When scientific studies are used to prove points that are not actually fully supported by the studies in the first place, or the experts use bits and pieces of different studies to cobble together a completely new theory, the results can be more severe than in the “harmless” example above.
Anyone Can Publish
There’s one additional factor at play here: how easy it is to publish information. Anyone can do it. With the rise of blogging, vlogging, wikis, self-publishing, and podcasting, anyone can produce somewhat professional-looking content with very little overhead or effort (heck, I’m doing it right now!). And all this information is put into the mix when you do a Google search.
Just a decade ago, Google was a profoundly useful tool. You could find what you were searching for, and usually you didn’t have too many options to sift through. Nowadays, a simple search returns vast amounts of results. While a huge selection of answers to a simple question should theoretically give you ample options to solve your problem, you now have to go through pages and pages of information. Fact is, most of us don’t get past the first page. And almost everyone providing the information on those first few pages of results has an agenda. Usually, that agenda is selling something to you, be it their product, services, or ideology. These days, information is very rarely provided for information’s sake.
The sad truth about the information highway is that it is littered with articles, blogs, and videos purporting to be fact-based, but that are actually putting forth half-researched or vague information, one-sided opinion, or both. More articles and blogs are created based on this information, and the result is a loop that leads to further misinformation, and still more posts based on bad information.
What Can We Do?
The only sure fact in the modern information age is that there is too much information out there, and limited time to take it all in. There are some things we have to take at face value because we don’t have the time to go down every rabbit hole. But knowing this is already half the battle won.

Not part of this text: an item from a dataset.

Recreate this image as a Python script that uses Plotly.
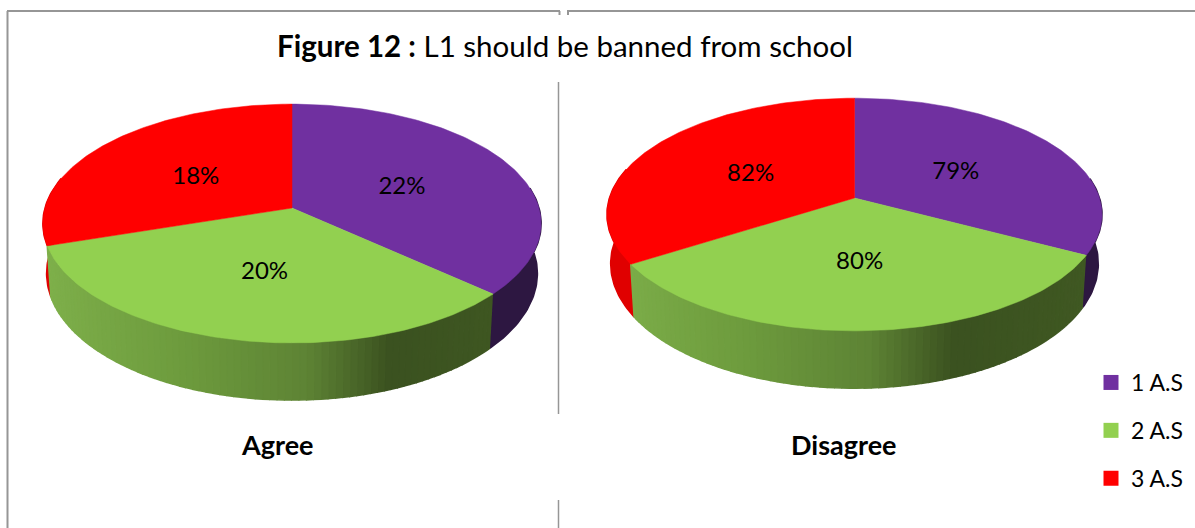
import numpy as np
import plotly.graph_objects as go

# Survey answers per academic year
categories = ["1 A.S", "2 A.S", "3 A.S"]
agree_values = [22, 20, 18]
disagree_values = [79, 80, 82]
group_labels = ["Agree", "Disagree"]
title_bold = "Figure 12 :"
title_plain = "L1 should be banned from school"

top_colors = ["#7030A0", "#92D050", "#FF0000"]
wall_colors = {0: "#2D1741", 2: "#E00000"}
# Shading of the green wall, by horizontal position across the disc
green_stops = [(-1.0, (128, 178, 76)), (-0.4, (110, 156, 62)), (0.05, (94, 132, 53)),
               (0.35, (59, 82, 32)), (1.0, (65, 90, 35))]

FONT = "Lato"
W, H = 1195, 528


def project(theta, r, geo, lower=False):
    """Perspective view of a disc point; theta is clockwise from the far side."""
    u = r * np.sin(theta)
    v = -r * np.cos(theta)
    w = 1 - geo["k"] * v
    x = u / w * geo["R"]
    y = v / w * geo["s"]
    if lower:
        x = x * 0.985
        y = y * (1 + geo["grow"]) + geo["drop"]
    return geo["cx"] + x, geo["cy"] + y


def green_shade(pos):
    xs = [p for p, _ in green_stops]
    rgb = [np.interp(pos, xs, [c[i] for _, c in green_stops]) for i in range(3)]
    return "rgb(%d,%d,%d)" % tuple(rgb)


def add_wall_piece(fig, geo, t0, t1, color):
    ts = np.linspace(t0, t1, max(2, int(np.degrees(t1 - t0)) + 1))
    xa, ya = project(ts, 1, geo)
    xb, yb = project(ts[::-1], 1, geo, lower=True)
    fig.add_trace(go.Scatter(
        x=np.concatenate([xa, xb]), y=np.concatenate([ya, yb]),
        mode="lines", fill="toself", fillcolor=color,
        line=dict(color=color, width=1.6), hoverinfo="skip", showlegend=False))


def add_pie(fig, values, label, geo):
    fractions = np.array(values, dtype=float) / sum(values)
    edges = np.concatenate([[0], np.cumsum(fractions)]) * 2 * np.pi

    # Side wall: flat pieces for purple and red, narrow strips for the green gradient
    add_wall_piece(fig, geo, np.radians(80), edges[1], wall_colors[0])
    add_wall_piece(fig, geo, edges[2], np.radians(285), wall_colors[2])
    step = np.radians(1.5)
    for t0 in np.arange(edges[1], edges[2] - step / 2, step):
        t1 = min(t0 + step, edges[2])
        add_wall_piece(fig, geo, t0, t1, green_shade(np.sin((t0 + t1) / 2)))

    # Top face
    for i, name in enumerate(categories):
        ts = np.linspace(edges[i], edges[i + 1], 120)
        xr, yr = project(ts, 1, geo)
        fig.add_trace(go.Scatter(
            x=np.concatenate([[geo["cx"]], xr, [geo["cx"]]]),
            y=np.concatenate([[geo["cy"]], yr, [geo["cy"]]]),
            mode="lines", fill="toself", fillcolor=top_colors[i],
            line=dict(color=top_colors[i], width=0.5),
            name=name, text=f"{label}: {values[i]}%", hoverinfo="text", showlegend=False))

    # Percentage labels halfway out along each slice
    mids = (edges[:-1] + edges[1:]) / 2
    xt, yt = project(mids, 0.5, geo)
    fig.add_trace(go.Scatter(
        x=xt, y=yt + 3.5, mode="text", text=[f"{v}%" for v in values],
        textposition="middle center",
        textfont=dict(family=FONT, size=24, color="#000000"),
        hoverinfo="skip", showlegend=False))


fig = go.Figure()
add_pie(fig, agree_values, group_labels[0],
        dict(cx=292, cy=208, R=247, s=117.4, k=0.13, drop=49, grow=0.06))
add_pie(fig, disagree_values, group_labels[1],
        dict(cx=854.5, cy=198, R=245, s=114, k=0.142, drop=48, grow=0.07))

# Legend swatches
for i, name in enumerate(categories):
    fig.add_trace(go.Scatter(
        x=[None], y=[None], mode="markers", name=name, legendgroup=name,
        marker=dict(symbol="square", size=15, color=top_colors[i])))

frame = "#969696"
segments = [
    (7.5, 11, 7.5, 528, 2), (7, 11, 560, 11, 2), (567, 11, 1195, 11, 2),
    (559.5, 11, 559.5, 15, 2), (568, 11, 568, 15, 2),
    (558.5, 82, 558.5, 414, 1.5), (558.5, 500, 558.5, 528, 1.5),
]
shapes = [dict(type="line", x0=a, y0=b, x1=c, y1=d, layer="below",
               line=dict(color=frame, width=w)) for a, b, c, d, w in segments]

annotations = [
    dict(x=277, y=444, text=f"<b>{group_labels[0]}</b>"),
    dict(x=844, y=444, text=f"<b>{group_labels[1]}</b>"),
]
for a in annotations:
    a.update(xref="x", yref="y", showarrow=False, xanchor="center", yanchor="middle",
             font=dict(family=FONT, size=27, color="#000000"))

fig.update_layout(
    width=W, height=H, autosize=False,
    margin=dict(l=0, r=0, t=0, b=0),
    paper_bgcolor="#FFFFFF", plot_bgcolor="#FFFFFF",
    title=dict(text=f"<b>{title_bold}</b> {title_plain}",
               x=565 / W, xref="paper", xanchor="center",
               y=1 - 47 / H, yref="container", yanchor="middle",
               font=dict(family=FONT, size=29.5, color="#000000")),
    xaxis=dict(range=[0, W], visible=False, fixedrange=True),
    yaxis=dict(range=[H, 0], visible=False, fixedrange=True),
    shapes=shapes, annotations=annotations,
    legend=dict(x=1091 / W, y=1 - 361 / H, xanchor="left", yanchor="top",
                tracegroupgap=15, bgcolor="rgba(0,0,0,0)",
                font=dict(family=FONT, size=23, color="#000000")),
    showlegend=True,
)

fig.write_html("out.html", config=dict(displayModeBar=False))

Understanding how much we know — and don’t know — is key to making sense of this new world. We have to be able to estimate our own level of knowledge or expertise on a specific topic. If we see some stories about something — let’s say, the dangers of electromagnetic radiation — then we should evaluate the feasibility of the claims on a superficial level. If it concerns you or fascinates you, or you want to have an informed opinion on it, then absolutely delve into it. Look at the studies quoted by the stories, go to the referenced books, and for the love of all things good, read opposing views.
If you decide that it’s not that important to you, or you don’t have time, then simply acknowledge the issue and move on without reading up on it or researching it any further. But know that this is a potential blind spot in your knowledge, and certainly don’t go arguing about it in the comments of social media posts!
Modern society demands a healthy skepticism from its constituents. The Internet has enabled us to access information we did not have just a few decades ago, and this helps to keep governments, corporations, scientists, pharmaceutical companies, and all kinds of organizations accountable. This is our responsibility. But we also have a responsibility to do it in an informed way, with arguments based on sound facts or theories. Otherwise, we are not holding up our part of the bargain.